What is asked: For the material that follows, list every line containing the word "this".

--

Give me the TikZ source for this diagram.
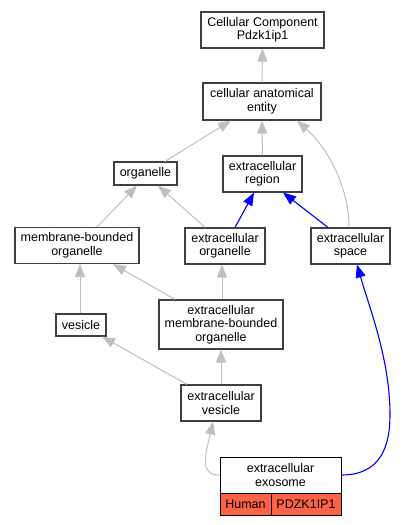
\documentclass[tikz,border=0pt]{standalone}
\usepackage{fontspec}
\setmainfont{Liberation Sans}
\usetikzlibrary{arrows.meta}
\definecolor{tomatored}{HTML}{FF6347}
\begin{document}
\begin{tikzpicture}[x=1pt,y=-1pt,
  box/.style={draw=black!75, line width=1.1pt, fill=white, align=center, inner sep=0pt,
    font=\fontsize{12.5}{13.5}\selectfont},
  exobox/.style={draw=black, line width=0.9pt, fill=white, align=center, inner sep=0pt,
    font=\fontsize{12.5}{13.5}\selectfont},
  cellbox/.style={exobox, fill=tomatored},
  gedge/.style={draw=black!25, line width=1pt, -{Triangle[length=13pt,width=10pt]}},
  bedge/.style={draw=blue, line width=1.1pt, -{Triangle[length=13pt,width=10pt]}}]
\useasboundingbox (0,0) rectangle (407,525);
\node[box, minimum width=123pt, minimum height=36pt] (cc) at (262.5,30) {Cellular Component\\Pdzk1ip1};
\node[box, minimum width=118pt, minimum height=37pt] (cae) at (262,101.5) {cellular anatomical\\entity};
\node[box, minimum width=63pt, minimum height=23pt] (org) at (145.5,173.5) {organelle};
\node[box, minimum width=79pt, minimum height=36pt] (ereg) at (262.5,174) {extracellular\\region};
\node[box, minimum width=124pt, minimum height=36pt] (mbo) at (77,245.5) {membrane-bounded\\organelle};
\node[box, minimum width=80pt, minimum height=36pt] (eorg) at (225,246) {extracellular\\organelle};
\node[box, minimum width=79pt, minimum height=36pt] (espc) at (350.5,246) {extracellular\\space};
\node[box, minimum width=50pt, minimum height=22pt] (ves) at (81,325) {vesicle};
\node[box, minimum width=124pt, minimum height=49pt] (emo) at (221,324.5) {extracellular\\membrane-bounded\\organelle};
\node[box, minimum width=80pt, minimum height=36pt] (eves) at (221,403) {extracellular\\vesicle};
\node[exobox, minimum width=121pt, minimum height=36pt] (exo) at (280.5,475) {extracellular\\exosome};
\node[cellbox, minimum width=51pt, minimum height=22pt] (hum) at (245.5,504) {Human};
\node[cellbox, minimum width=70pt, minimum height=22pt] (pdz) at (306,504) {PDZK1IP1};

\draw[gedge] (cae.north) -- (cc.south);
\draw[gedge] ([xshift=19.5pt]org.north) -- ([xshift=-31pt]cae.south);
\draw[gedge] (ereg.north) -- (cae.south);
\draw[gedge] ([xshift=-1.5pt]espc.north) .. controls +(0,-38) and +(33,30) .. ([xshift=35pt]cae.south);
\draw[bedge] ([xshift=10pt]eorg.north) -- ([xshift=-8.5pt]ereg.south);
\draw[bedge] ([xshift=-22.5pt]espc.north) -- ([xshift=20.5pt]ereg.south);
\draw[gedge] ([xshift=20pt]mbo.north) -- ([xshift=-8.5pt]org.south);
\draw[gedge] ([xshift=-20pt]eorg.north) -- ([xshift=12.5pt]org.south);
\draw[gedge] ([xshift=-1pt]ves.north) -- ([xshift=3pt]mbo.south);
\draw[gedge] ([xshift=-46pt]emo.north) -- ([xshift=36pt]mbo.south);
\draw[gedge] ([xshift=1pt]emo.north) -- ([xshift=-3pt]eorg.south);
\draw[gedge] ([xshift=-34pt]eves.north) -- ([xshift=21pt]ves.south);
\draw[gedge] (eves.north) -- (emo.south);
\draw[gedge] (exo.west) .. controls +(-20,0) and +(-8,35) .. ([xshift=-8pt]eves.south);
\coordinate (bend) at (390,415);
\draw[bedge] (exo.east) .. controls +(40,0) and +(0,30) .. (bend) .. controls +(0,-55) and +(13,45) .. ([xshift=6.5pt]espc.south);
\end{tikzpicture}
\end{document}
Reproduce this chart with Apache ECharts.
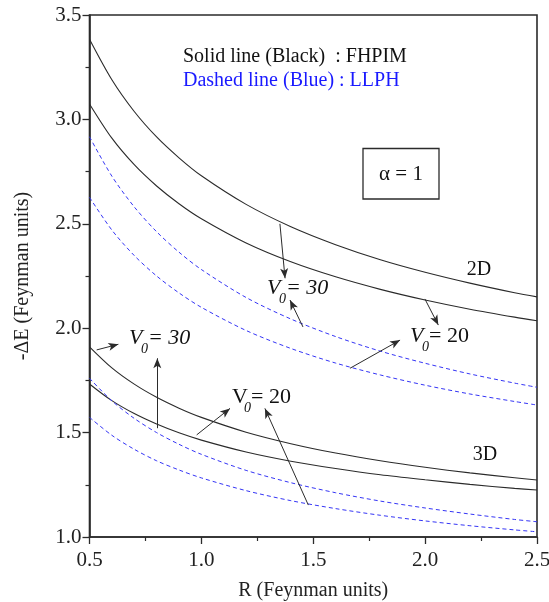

--

Result of the exercise:
Give me the TikZ source for this diagram.
Reproduce this chart with Apache ECharts.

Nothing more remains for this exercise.